Two 8 ohms resistance are connected in parallel so they can be replaced by equivalent one 4 ohm resistance which is connected to another 4 ohm resistance in series.

So total resistance in circuit is 4 ohm + 4 ohm = 8 ohm

Now the Ohm's law equation (V = I . R) can be used to determine the total current in the circuit. In doing so, the total resistance and the total voltage (or battery voltage) will have to be used.
$I_{total }=\frac{V}{R_{total}}=\frac{8v}{8 ohm}= 1 Ampere$
The 1 Amp current represents the current at the battery location. The current in series-connected resistors is everywhere the same. Thus,
Current across 4 ohm resistor is equal to 1 A.

For parallel branches, the sum of the current in each individual branch is equal to the current outside the branches. Thus, I₈ + I₈ must equal 1 Amp.
Since the resistance values are equal, the current values in these two resistors are also equal.

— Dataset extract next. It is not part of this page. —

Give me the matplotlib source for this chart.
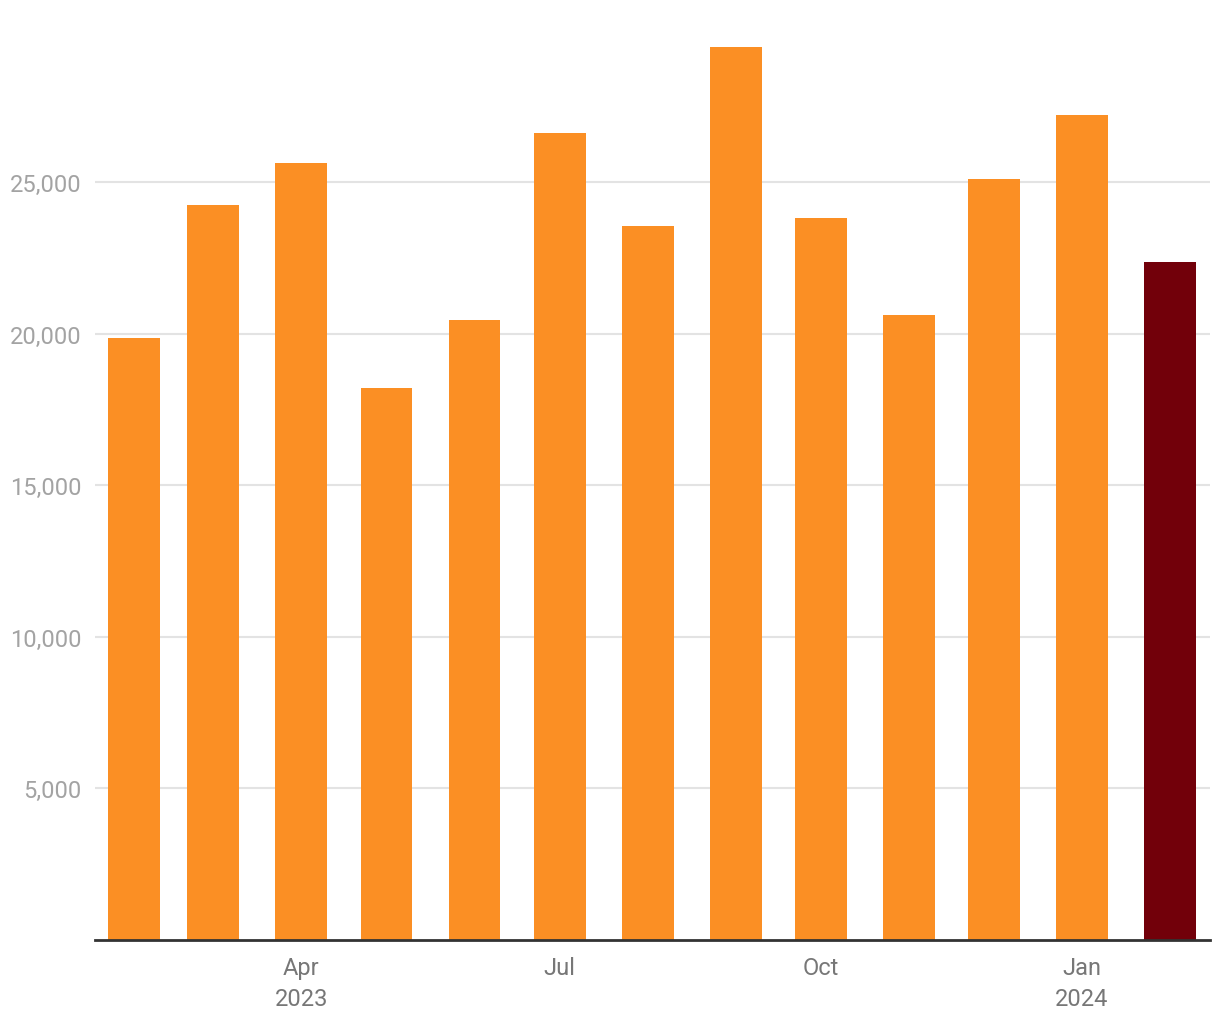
import datetime as dt

import matplotlib

matplotlib.use("Agg")
import matplotlib.dates as mdates
import matplotlib.pyplot as plt
from matplotlib.ticker import FuncFormatter

months = [
    "2023-02", "2023-03", "2023-04", "2023-05", "2023-06", "2023-07", "2023-08",
    "2023-09", "2023-10", "2023-11", "2023-12", "2024-01", "2024-02",
]
values = [19850, 24240, 25630, 18200, 20440, 26620, 23550,
          29460, 23810, 20610, 25100, 27210, 22360]
tick_months = ["2023-04", "2023-07", "2023-10", "2024-01"]
tick_labels = ["Apr\n2023", "Jul", "Oct", "Jan\n2024"]

ORANGE = "#fb8f24"
DARK = "#72000a"

plt.rcParams["font.family"] = ["Roboto", "DejaVu Sans"]


def to_num(m: str) -> float:
    y, mo = m.split("-")
    return mdates.date2num(dt.datetime(int(y), int(mo), 1))


x = [to_num(m) for m in months]
colors = [ORANGE] * (len(values) - 1) + [DARK]

fig = plt.figure(figsize=(12.2, 10.2), dpi=100)
ax = fig.add_axes([95 / 1220, 79.5 / 1020, (1210 - 95) / 1220, (940 - 1) / 1020])

ax.bar(x, values, width=18.3, color=colors, zorder=2)

ax.set_xlim(x[0] - 13.7, x[-1] + 14.1)
ax.set_ylim(0, 31000)

ax.set_yticks([5000, 10000, 15000, 20000, 25000])
ax.yaxis.set_major_formatter(FuncFormatter(lambda v, _: f"{int(v):,}"))
ax.set_xticks([to_num(m) for m in tick_months])
ax.set_xticklabels(tick_labels)

ax.grid(axis="y", color="#e3e3e3", linewidth=1.5, zorder=0)
for side in ("top", "right", "left"):
    ax.spines[side].set_visible(False)
ax.spines["bottom"].set_color("#333333")
ax.spines["bottom"].set_linewidth(2)
ax.spines["bottom"].set_zorder(3)

ax.tick_params(axis="y", length=0, pad=9.5, labelsize=17, labelcolor="#a3a3a3")
ax.tick_params(axis="x", length=0, pad=12, labelsize=17, labelcolor="#777777")
for lbl in ax.get_xticklabels():
    lbl.set_linespacing(1.45)

fig.savefig("out.png", dpi=100)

Therefore, the current in resistors 8 ohm and 8 ohm connected in parallel are both equal to 0.5 Amp.

Now voltage drop across 4 ohm resistance  = I₄ .R = (1 Amp)(4 ohm) = 4 Volt.

Power dissipated across 4 ohm resistor P= IV = (1 Amp)(4 V) = 4 Watt.

Both ammeter will read same readings because the sum of the current in each individual branch is equal to the current outside the branches.

Regards